_Exercise directions_: Reproduce the listing word for word. Skip any image.

_Data block_:
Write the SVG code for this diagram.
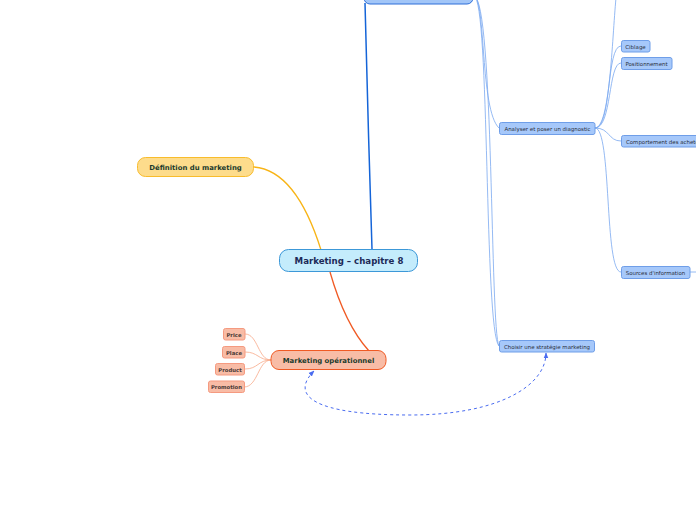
<svg xmlns="http://www.w3.org/2000/svg" width="696" height="520" viewBox="0 0 696 520">
<defs>
<marker id="arr" viewBox="0 0 10 10" refX="9" refY="5" markerWidth="6" markerHeight="6" orient="auto-start-reverse" markerUnits="userSpaceOnUse">
<path d="M0,1 L10,5 L0,9 z" fill="#4a6cf0"/>
</marker>
<style>
text{font-family:"DejaVu Sans","Liberation Sans",sans-serif;text-anchor:middle;dominant-baseline:central}
.blue rect{fill:#a6c8fa;stroke:#6f9ee8;stroke-width:1}
.blue text{font-size:5.45px;fill:#2a2f3a}
.sal rect{fill:#f8bca6;stroke:#f59a80;stroke-width:1}
.sal text{font-size:5.3px;fill:#4a3a36;font-weight:bold}
.c path{fill:none}
.lb{stroke:#7aa8f0;stroke-width:0.8}
.ls{stroke:#f8a888;stroke-width:0.8}
</style>
</defs>
<rect width="696" height="520" fill="#ffffff"/>
<g id="connectors" class="c">
<path d="M372,249 C370,180 366,60 365,3" stroke="#1464d8" stroke-width="1.5"/>
<path d="M254,167 C290,170 310,215 321,250" stroke="#f8b416" stroke-width="1.3"/>
<path d="M330,272 C338,300 350,330 369,351" stroke="#f05a24" stroke-width="1.3"/>
<path class="lb" d="M474,-4 C486,0 480,110 499,128"/>
<path class="lb" d="M474,-4 C490,0 484,330 499,346"/>
<path class="lb" d="M474,-4 C494,0 490,330 499,346"/>
<path class="lb" d="M595,128 C610,128 612,40 616,-2"/>
<path class="lb" d="M595,128 C612,128 606,46 621,46"/>
<path class="lb" d="M595,128 C612,128 608,63 621,63"/>
<path class="lb" d="M595,128 C610,128 608,141 621,141"/>
<path class="lb" d="M595,128 C612,128 604,272 621,272"/>
<path class="lb" d="M690,272 L696,272"/>
<path class="ls" d="M271,360 C258,360 258,334 245,334"/>
<path class="ls" d="M271,360 C258,360 258,352 245,352"/>
<path class="ls" d="M271,360 C258,360 258,369 245,369"/>
<path class="ls" d="M271,360 C258,360 258,387 244,387"/>
<path d="M314,371 C290,395 312,415 410,415 C500,415 546,385 546,353" stroke="#4a6cf0" stroke-width="1" stroke-dasharray="3,3" marker-start="url(#arr)" marker-end="url(#arr)"/>
</g>
<g id="top-node" class="blue">
<rect x="364" y="-20" width="109" height="24" rx="6" style="fill:#a2c6f8;stroke:#2f6fd8"/>
</g>
<g id="central">
<rect x="279.5" y="249.5" width="138" height="22" rx="9" fill="#c4ecfc" stroke="#3c98d8" stroke-width="1"/>
<text x="349" y="261" font-size="8.6" font-weight="bold" fill="#1c2a58">Marketing – chapitre 8</text>
</g>
<g id="definition">
<rect x="137.5" y="157.5" width="116" height="19" rx="8" fill="#fddc8c" stroke="#f8bc2c" stroke-width="1"/>
<text x="195.5" y="167.5" font-size="6.9" font-weight="bold" fill="#1a3a2c">Définition du marketing</text>
</g>
<g id="operationnel">
<rect x="271" y="350.5" width="115" height="19" rx="8" fill="#f8bca6" stroke="#f05a24" stroke-width="1"/>
<text x="328.5" y="360.5" font-size="6.9" font-weight="bold" fill="#1a3a2c">Marketing opérationnel</text>
</g>
<g id="price" class="sal"><rect x="223.5" y="328.5" width="21.5" height="11.5" rx="2"/><text x="234" y="334.5">Price</text></g>
<g id="place" class="sal"><rect x="222.5" y="346.5" width="22.5" height="11.5" rx="2"/><text x="234" y="352.5">Place</text></g>
<g id="product" class="sal"><rect x="215.5" y="363.5" width="29" height="11.5" rx="2"/><text x="230" y="369.5">Product</text></g>
<g id="promotion" class="sal"><rect x="208.5" y="381" width="36" height="11.5" rx="2"/><text x="226.5" y="387">Promotion</text></g>
<g id="analyser" class="blue"><rect x="499.5" y="122.5" width="95.5" height="12" rx="2"/><text x="547.5" y="128.7">Analyser et poser un diagnostic</text></g>
<g id="ciblage" class="blue"><rect x="621.5" y="40.5" width="28.5" height="11.5" rx="2"/><text x="635.5" y="46.5">Ciblage</text></g>
<g id="positionnement" class="blue"><rect x="621.5" y="57.5" width="50.5" height="12" rx="2"/><text x="646.5" y="63.7">Positionnement</text></g>
<g id="comportement" class="blue"><rect x="621.5" y="135.5" width="80" height="11.5" rx="2"/><text x="626" y="141.5" style="text-anchor:start">Comportement des acheteurs</text></g>
<g id="sources" class="blue"><rect x="621.5" y="266.5" width="68.5" height="12" rx="2"/><text x="655.5" y="272.7">Sources d'information</text></g>
<g id="choisir" class="blue"><rect x="499.5" y="340.5" width="95" height="11.5" rx="2"/><text x="547" y="346.5">Choisir une stratégie marketing</text></g>
</svg>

_Task answer_:
Write the SVG code for this diagram.
<svg xmlns="http://www.w3.org/2000/svg" width="696" height="520" viewBox="0 0 696 520">
<defs>
<marker id="arr" viewBox="0 0 10 10" refX="9" refY="5" markerWidth="6" markerHeight="6" orient="auto-start-reverse" markerUnits="userSpaceOnUse">
<path d="M0,1 L10,5 L0,9 z" fill="#4a6cf0"/>
</marker>
<style>
text{font-family:"DejaVu Sans","Liberation Sans",sans-serif;text-anchor:middle;dominant-baseline:central}
.blue rect{fill:#a6c8fa;stroke:#6f9ee8;stroke-width:1}
.blue text{font-size:5.45px;fill:#2a2f3a}
.sal rect{fill:#f8bca6;stroke:#f59a80;stroke-width:1}
.sal text{font-size:5.3px;fill:#4a3a36;font-weight:bold}
.c path{fill:none}
.lb{stroke:#7aa8f0;stroke-width:0.8}
.ls{stroke:#f8a888;stroke-width:0.8}
</style>
</defs>
<rect width="696" height="520" fill="#ffffff"/>
<g id="connectors" class="c">
<path d="M372,249 C370,180 366,60 365,3" stroke="#1464d8" stroke-width="1.5"/>
<path d="M254,167 C290,170 310,215 321,250" stroke="#f8b416" stroke-width="1.3"/>
<path d="M330,272 C338,300 350,330 369,351" stroke="#f05a24" stroke-width="1.3"/>
<path class="lb" d="M474,-4 C486,0 480,110 499,128"/>
<path class="lb" d="M474,-4 C490,0 484,330 499,346"/>
<path class="lb" d="M474,-4 C494,0 490,330 499,346"/>
<path class="lb" d="M595,128 C610,128 612,40 616,-2"/>
<path class="lb" d="M595,128 C612,128 606,46 621,46"/>
<path class="lb" d="M595,128 C612,128 608,63 621,63"/>
<path class="lb" d="M595,128 C610,128 608,141 621,141"/>
<path class="lb" d="M595,128 C612,128 604,272 621,272"/>
<path class="lb" d="M690,272 L696,272"/>
<path class="ls" d="M271,360 C258,360 258,334 245,334"/>
<path class="ls" d="M271,360 C258,360 258,352 245,352"/>
<path class="ls" d="M271,360 C258,360 258,369 245,369"/>
<path class="ls" d="M271,360 C258,360 258,387 244,387"/>
<path d="M314,371 C290,395 312,415 410,415 C500,415 546,385 546,353" stroke="#4a6cf0" stroke-width="1" stroke-dasharray="3,3" marker-start="url(#arr)" marker-end="url(#arr)"/>
</g>
<g id="top-node" class="blue">
<rect x="364" y="-20" width="109" height="24" rx="6" style="fill:#a2c6f8;stroke:#2f6fd8"/>
</g>
<g id="central">
<rect x="279.5" y="249.5" width="138" height="22" rx="9" fill="#c4ecfc" stroke="#3c98d8" stroke-width="1"/>
<text x="349" y="261" font-size="8.6" font-weight="bold" fill="#1c2a58">Marketing – chapitre 8</text>
</g>
<g id="definition">
<rect x="137.5" y="157.5" width="116" height="19" rx="8" fill="#fddc8c" stroke="#f8bc2c" stroke-width="1"/>
<text x="195.5" y="167.5" font-size="6.9" font-weight="bold" fill="#1a3a2c">Définition du marketing</text>
</g>
<g id="operationnel">
<rect x="271" y="350.5" width="115" height="19" rx="8" fill="#f8bca6" stroke="#f05a24" stroke-width="1"/>
<text x="328.5" y="360.5" font-size="6.9" font-weight="bold" fill="#1a3a2c">Marketing opérationnel</text>
</g>
<g id="price" class="sal"><rect x="223.5" y="328.5" width="21.5" height="11.5" rx="2"/><text x="234" y="334.5">Price</text></g>
<g id="place" class="sal"><rect x="222.5" y="346.5" width="22.5" height="11.5" rx="2"/><text x="234" y="352.5">Place</text></g>
<g id="product" class="sal"><rect x="215.5" y="363.5" width="29" height="11.5" rx="2"/><text x="230" y="369.5">Product</text></g>
<g id="promotion" class="sal"><rect x="208.5" y="381" width="36" height="11.5" rx="2"/><text x="226.5" y="387">Promotion</text></g>
<g id="analyser" class="blue"><rect x="499.5" y="122.5" width="95.5" height="12" rx="2"/><text x="547.5" y="128.7">Analyser et poser un diagnostic</text></g>
<g id="ciblage" class="blue"><rect x="621.5" y="40.5" width="28.5" height="11.5" rx="2"/><text x="635.5" y="46.5">Ciblage</text></g>
<g id="positionnement" class="blue"><rect x="621.5" y="57.5" width="50.5" height="12" rx="2"/><text x="646.5" y="63.7">Positionnement</text></g>
<g id="comportement" class="blue"><rect x="621.5" y="135.5" width="80" height="11.5" rx="2"/><text x="626" y="141.5" style="text-anchor:start">Comportement des acheteurs</text></g>
<g id="sources" class="blue"><rect x="621.5" y="266.5" width="68.5" height="12" rx="2"/><text x="655.5" y="272.7">Sources d'information</text></g>
<g id="choisir" class="blue"><rect x="499.5" y="340.5" width="95" height="11.5" rx="2"/><text x="547" y="346.5">Choisir une stratégie marketing</text></g>
</svg>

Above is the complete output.